Personal information
- Full name: Norman Wyatt Yeo
- Date of birth: 21 June 1886
- Place of birth: Ballarat East, Victoria
- Date of death: 1 June 1950 (aged 63)
- Place of death: Malvern East, Victoria
- Original team(s): Wesley College

Playing career^{1}
- Years: Club / Games (Goals)
- 1906: Essendon / 15 (31)
- 1909: University / 02 0(2)
- Total:  / 17 (33)
- ^{1} Playing statistics correct to the end of 1909.

= Norman Yeo =

Australian rules footballer

Norman Wyatt Yeo (21 June 1886 – 1 June 1950) was an Australian rules footballer who played with Essendon and University in the Victorian Football League.

==Family==
The son of Rev. Henry Yeo, and Sarah Ann Yeo, née Allan, Norman Wyatt Yeo was born at Ballarat East on 21 June 1886.

He married Eva Agnes Thompson on 29 October 1914.

==Education==
He was educated at Wesley College, Melbourne, where he was a member of their first XVIII football team.

==Football==
===Essendon (VFL)===
Yeo was the leading goalkicker for Essendon in his only season with the club, scoring 31 goals in his 15 games. According to Maplestone (1996), "Yeo had business commitments that kept him out of football [in 1907]" (p.69).

===VFL Representative team===
Yeo was selected in the VFL side to play against a combined Ballarat team, in Ballarat, on Saturday, 11 August 1906. It was a "return" match, the first having been played in Melbourne, on the MCG, on 23 June 1906.

Given that Melbourne, St Kilda, Carlton, and Fitzroy were playing against each other in the second half of the split round 13, selection was made from the remaining four VFL teams although, because the entire Collingwood team were touring Tasmania (and no Collingwood players were available for selection) the team was restricted to players from Essendon, Geelong, and South Melbourne and Yeo was one of the six Essendon players selected: Allan Belcher, Ernie Cameron, Mick Madden, Jack McKenzie, Bill Sewart, and Norman Yeo.

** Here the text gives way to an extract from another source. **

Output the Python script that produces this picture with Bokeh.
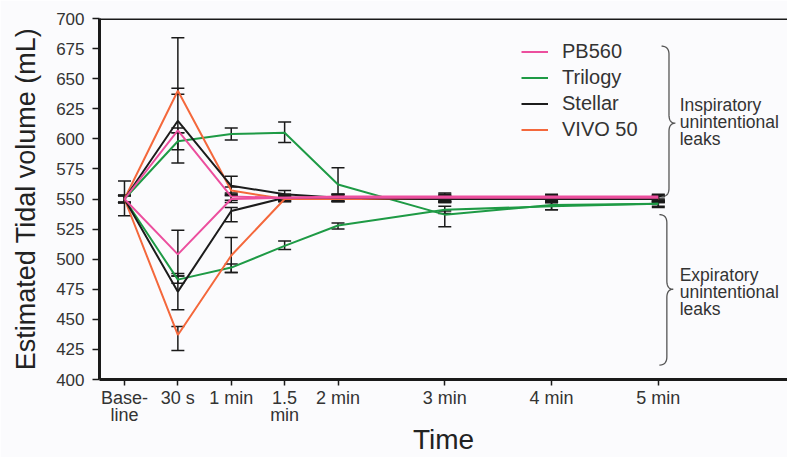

The combined Ballarat team outclassed the VFL side, eventually winning the match 11.7 (73) to 6.7 (43); and, although selected at full-forward, Yeo failed to score a goal.

===Beverley (MJFA)===
He subsequently played for Beverley in the Metropolitan Amateur Football Association (MAFA(, captaining the side in 1908. He retired at the end of the 1913 season, playing his final game for Beverley in a semi-final loss to .

===University (VFL)===
In 1909, Yeo again returned to senior football ranks, this time playing two games for University in the Victorian Football League.

===Beverley (MJFA)===
Yeo returned to the Beverley Football Club, and he captained them until he retired at the end of the 1913 season.

==Later life==
After his football career, Yeo was a leading figure in the Australian wool industry, being the chief accountant of the Central Wool Committee
during World War I and the British Australian Wool Realization Commission which was set up to deal with the disposal of wool stocks when the war ended. He also helped the Government in its operation of the Central Wool Committee during World War II.

==Death==
Norman Wyatt Yeo died at his home in East Malvern on 1 June 1950.